En la parada de La Fluvial se sube una chica de treintipico. También una pareja de arriba de cincuenta que discute cómo se hace para sacar, por el teléfono, el boleto que no pagaron con anticipación. En el Museo Macro suben dos amigas, ambas con barbijo, ambas sin sonrisa. Los sábados el bus se llena más, había dicho Silvina. Es cierto.
Florencia suele viajar sola, no es la primera vez. En general son viajes cortos, escapadas para salir de Lanús y cambiar un poco de aire. En todas elige subirse a los buses turísticos para guardar en la retina un pantallazo de la ciudad. Es militante acérrima del viajar con una misma. La mejor parte, dice, es que te obliga a socializar, a comunicarte, a conocer otras historias de vida, otros lugares, otras costumbres. Andrea y Daniel, en cambio, eligen viajar de a dos.
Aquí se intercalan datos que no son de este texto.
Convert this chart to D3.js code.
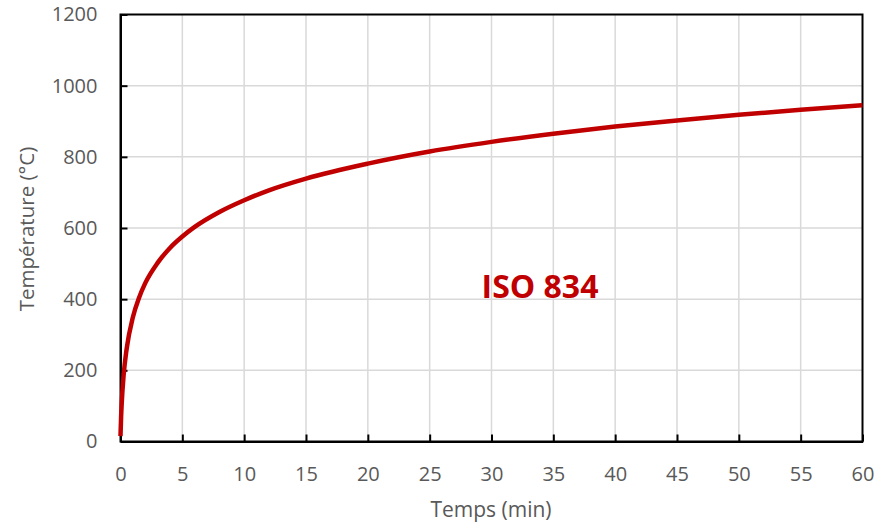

‒Festejamos treinta años de casados, durante este año. Es en diciembre, pero ya empiezan los festejos adelantados.
Daniel la mira a ella mientras habla, cómplice. Un rato después va a bailar al ritmo de la música de la audioguía para hacerla reír. Es la primera vez que visitan Rosario, y dicen que les llama la atención la buena manutención de los edificios históricos, cosa que en el conurbano bonaerense donde viven, no pasa. Prefieren conocer desde arriba del bus porque, si van en auto, quien maneja no ve nada. Marisa y Marisol viven allá, también. Hace cuatro años que dejaron atrás su Colombia natal para estudiar y trabajar en Argentina. Vinieron juntas, con dieciocho años de amistad en la mochila y un gusto compartido por viajar los findes, por ahí cerca y sobre ruedas.
‒¡Estás congelada!
El gesto acompaña el grito en Carballo y Avellaneda. No creo ser la única, aunque el resto lo disimula bien: el viejo recurso del vestido en capas. Abajo, unos kilómetros después, alguien hace burbujas para entretener a los autos en Italia y Pellegrini. Una chica rubia con colita alta juega con su Border Collie en una plaza de barrio Martin. Dos adolescentes se besan en la peatonal Córdoba. Motoqueros se reúnen en un bar de la costanera. Son como quince, todos de traje negro, con los cascos sobre la mesa. En el barrio Inglés el chef no está. Tampoco las mochilas carrito en el centro, ni el corte de calle en la plaza López. La ciudad es un continuo devenir, leí una vez. Lo dijo Renzo Piano, un arquitecto italiano en alguna de sus conferencias. Pienso que Gilles Deleuze estaría de acuerdo. Pienso que yo también lo estoy.